- **SUPPLIED INFORMATION**
----

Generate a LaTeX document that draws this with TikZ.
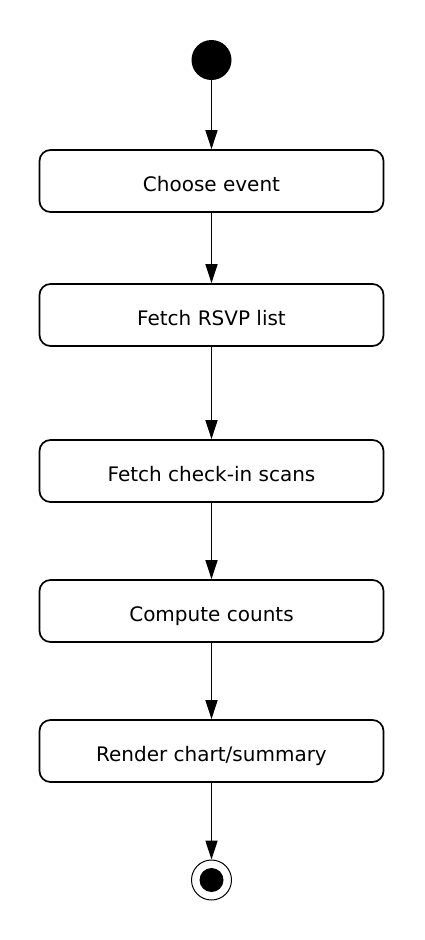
\documentclass[tikz,border=0pt]{standalone}
\usepackage{fontspec}
\setmainfont{DejaVu Sans}
\usetikzlibrary{arrows.meta}
\begin{document}
\begin{tikzpicture}[x=1pt,y=-1pt,
  act/.style={draw=black,line width=1.7pt,rounded corners=11pt,minimum width=344pt,minimum height=62pt,inner sep=0pt,text height=21pt,text depth=0pt,font=\fontsize{20}{24}\selectfont,fill=white},
  flow/.style={line width=1.7pt,-{Triangle[length=19pt,width=12pt]}}]
\useasboundingbox (0,0) rectangle (424,940);
\node[circle,fill=black,minimum size=40pt,inner sep=0pt] (start) at (211.5,60) {};
\node[act] (a1) at (211.5,181) {Choose event};
\node[act] (a2) at (211.5,315) {Fetch RSVP list};
\node[act] (a3) at (211.5,471) {Fetch check-in scans};
\node[act] (a4) at (211.5,611) {Compute counts};
\node[act] (a5) at (211.5,751) {Render chart/summary};
\node[circle,draw=black,line width=1pt,minimum size=40pt,inner sep=0pt] (end) at (211.5,880) {};
\node[circle,fill=black,minimum size=24pt,inner sep=0pt] at (end) {};
\draw[flow] (start) -- (a1);
\draw[flow] (a1) -- (a2);
\draw[flow] (a2) -- (a3);
\draw[flow] (a3) -- (a4);
\draw[flow] (a4) -- (a5);
\draw[flow] (a5) -- (end);
\end{tikzpicture}
\end{document}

----

- **GIVEN INSTRUCTION**
Reproduce the material above verbatim; omit every picture.

- **RESPONSE**
Generate a LaTeX document that draws this with TikZ.
\documentclass[tikz,border=0pt]{standalone}
\usepackage{fontspec}
\setmainfont{DejaVu Sans}
\usetikzlibrary{arrows.meta}
\begin{document}
\begin{tikzpicture}[x=1pt,y=-1pt,
  act/.style={draw=black,line width=1.7pt,rounded corners=11pt,minimum width=344pt,minimum height=62pt,inner sep=0pt,text height=21pt,text depth=0pt,font=\fontsize{20}{24}\selectfont,fill=white},
  flow/.style={line width=1.7pt,-{Triangle[length=19pt,width=12pt]}}]
\useasboundingbox (0,0) rectangle (424,940);
\node[circle,fill=black,minimum size=40pt,inner sep=0pt] (start) at (211.5,60) {};
\node[act] (a1) at (211.5,181) {Choose event};
\node[act] (a2) at (211.5,315) {Fetch RSVP list};
\node[act] (a3) at (211.5,471) {Fetch check-in scans};
\node[act] (a4) at (211.5,611) {Compute counts};
\node[act] (a5) at (211.5,751) {Render chart/summary};
\node[circle,draw=black,line width=1pt,minimum size=40pt,inner sep=0pt] (end) at (211.5,880) {};
\node[circle,fill=black,minimum size=24pt,inner sep=0pt] at (end) {};
\draw[flow] (start) -- (a1);
\draw[flow] (a1) -- (a2);
\draw[flow] (a2) -- (a3);
\draw[flow] (a3) -- (a4);
\draw[flow] (a4) -- (a5);
\draw[flow] (a5) -- (end);
\end{tikzpicture}
\end{document}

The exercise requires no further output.